Carbonyloxide

Uit Wikipedia, de vrije encyclopedie
Carbonyloxide als zwitterion

Een carbonyloxide is een oxide van een carbonylverbinding, waarbij een extra zuurstofatoom gebonden is aan het zuurstofatoom van de carbonylgroep.

Carbonyloxiden worden ook "Criegee-intermediairen (CI's)" genoemd, omdat de Duitse chemicus Rudolf Criegee in 1949 de eerste was die poneerde dat carbonyloxiden belangrijke intermediaire verbindingen zijn in de reactie van ozon met alkenen (ozonolyse).

Carbonyloxiden kunnen voorkomen als 1,3-dipolaire verbinding (zwitterion) of als diradicaal.
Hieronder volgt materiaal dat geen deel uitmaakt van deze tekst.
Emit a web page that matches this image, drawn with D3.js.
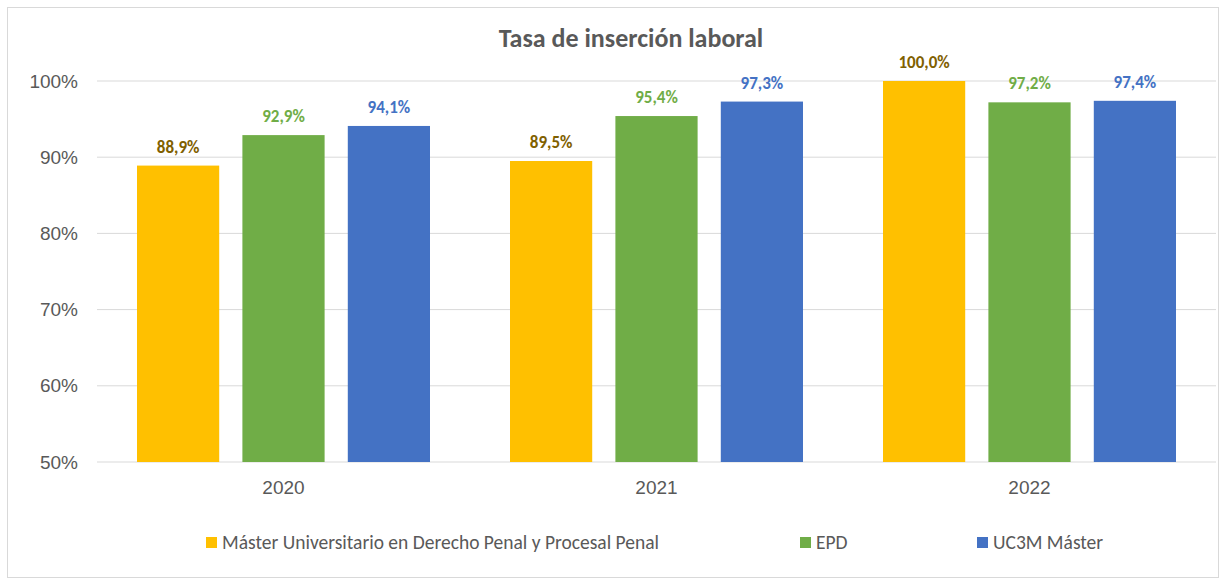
<!DOCTYPE html>
<html>
<head>
<meta charset="utf-8">
<script src="https://cdn.jsdelivr.net/npm/d3@7"></script>
<style>
  body { margin: 0; background: #fff; }
  svg { display: block; font-family: Carlito, Lato, "Open Sans", sans-serif; }
</style>
</head>
<body>
<script>
// Chart data
const years = ['2020', '2021', '2022'];
const seriesNames = ['Máster Universitario en Derecho Penal y Procesal Penal', 'EPD', 'UC3M Máster'];
const masterValues = [88.9, 89.5, 100.0];
const epdValues = [92.9, 95.4, 97.2];
const uc3mValues = [94.1, 97.3, 97.4];
const yTicks = [50, 60, 70, 80, 90, 100];

const seriesValues = [masterValues, epdValues, uc3mValues];
const barColors = ['#ffc000', '#70ad47', '#4472c4'];
const labelColors = ['#7f6000', '#70ad47', '#4472c4'];

const W = 1227, H = 581;
const margin = { top: 81, right: 11, bottom: 119, left: 97 };
const width = W - margin.left - margin.right;
const height = H - margin.top - margin.bottom;

const svg = d3.select('body').append('svg')
    .attr('width', W)
    .attr('height', H);

// Outer frame
svg.append('rect')
    .attr('x', 7.5).attr('y', 7.5)
    .attr('width', 1211).attr('height', 570)
    .attr('fill', '#fff')
    .attr('stroke', '#d9d9d9');

// Title
svg.append('text')
    .attr('x', 631).attr('y', 47)
    .attr('text-anchor', 'middle')
    .attr('font-size', 26).attr('font-weight', 'bold')
    .attr('fill', '#595959')
    .text('Tasa de inserción laboral');

const g = svg.append('g')
    .attr('transform', `translate(${margin.left},${margin.top})`);

const x0 = d3.scaleBand().domain(years).range([0, width]).paddingInner(0).paddingOuter(0);
const x1 = d3.scaleBand().domain(d3.range(3)).range([40, x0.bandwidth() - 40]).paddingInner(0.22);
const y = d3.scaleLinear().domain([50, 100]).range([height, 0]);

// Gridlines
g.append('g')
    .selectAll('line')
    .data(yTicks)
    .join('line')
    .attr('x1', 0).attr('x2', width)
    .attr('y1', d => y(d)).attr('y2', d => y(d))
    .attr('stroke', '#d9d9d9');

// Y axis
const yAxis = g.append('g')
    .call(d3.axisLeft(y).tickValues(yTicks).tickSize(0).tickPadding(19).tickFormat(d => d + '%'));
yAxis.select('.domain').remove();
yAxis.selectAll('text').attr('font-size', 19).attr('fill', '#595959').attr('font-family', null);

// X axis
const xAxis = g.append('g')
    .attr('transform', `translate(0,${height})`)
    .call(d3.axisBottom(x0).tickSize(0).tickPadding(19));
xAxis.select('.domain').remove();
xAxis.selectAll('text').attr('font-size', 19).attr('fill', '#595959').attr('font-family', null);

// Bars
const groups = g.selectAll('.year')
    .data(years)
    .join('g')
    .attr('transform', d => `translate(${x0(d)},0)`);

groups.selectAll('rect')
    .data((d, i) => seriesValues.map((s, k) => ({ k, v: s[i] })))
    .join('rect')
    .attr('x', d => x1(d.k))
    .attr('y', d => y(d.v))
    .attr('width', x1.bandwidth())
    .attr('height', d => y(50) - y(d.v))
    .attr('fill', d => barColors[d.k]);

groups.selectAll('.lbl')
    .data((d, i) => seriesValues.map((s, k) => ({ k, v: s[i] })))
    .join('text')
    .attr('class', 'lbl')
    .attr('x', d => x1(d.k) + x1.bandwidth() / 2)
    .attr('y', d => y(d.v) - 13)
    .attr('text-anchor', 'middle')
    .attr('font-size', 17).attr('font-weight', 'bold')
    .attr('fill', d => labelColors[d.k])
    .text(d => d.v.toFixed(1).replace('.', ',') + '%');

// Legend
const legendX = [206, 800, 977];
const legend = svg.append('g');
seriesNames.forEach((name, i) => {
    legend.append('rect')
        .attr('x', legendX[i]).attr('y', 537)
        .attr('width', 11).attr('height', 11)
        .attr('fill', barColors[i]);
    legend.append('text')
        .attr('x', legendX[i] + 16).attr('y', 549)
        .attr('font-size', 19.5).attr('fill', '#595959')
        .text(name);
});
</script>
</body>
</html>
Het zijn onstabiele verbindingen die bij standaardomstandigheden een korte tot zeer korte levensduur hebben. Het eenvoudigste carbonyloxide is formaldehydeoxide, CH2OO. Formaldehydeoxide kan gegenereerd worden door de fotolyse van di-joodmethaan, CH2I2, in aanwezigheid van zuurstof:[1]

CH2I2 + → CH2I + I
CH2I + O2 → CH2OO + I

Andere carbonyloxides kunnen ook langs fotochemische weg gevormd worden, door fotolyse van een diazoverbinding; bijvoorbeeld difenyldiazomethaan Ph2CN2 (Ph is de fenylgroep), gevolgd door reactie van het gevormde difenylcarbeen met zuurstof tot benzofenonoxide Ph2COO.[2] Benzofenonoxide heeft een relatief lange levensduur; het vervalt door reactie met zichzelf tot benzofenon:

2 Ph2COO → 2 Ph2CO + O2

Carbonylverbindingen worden in de atmosfeerchemie bestudeerd, omdat ze in de atmosfeer ontstaan door ozonolyse van onverzadigde vluchtige organische stoffen. Door hun reacties met andere atmosferische stoffen (stikstofoxiden, waterdamp, zwaveldioxide...) kunnen ze bijdragen tot de vorming van vrije radicalen, organische zuren, carbonylverbindingen en organische aerosolen in de atmosfeer, die een rol spelen in lokale fotochemische smog en in globale klimaatverandering.[1][3]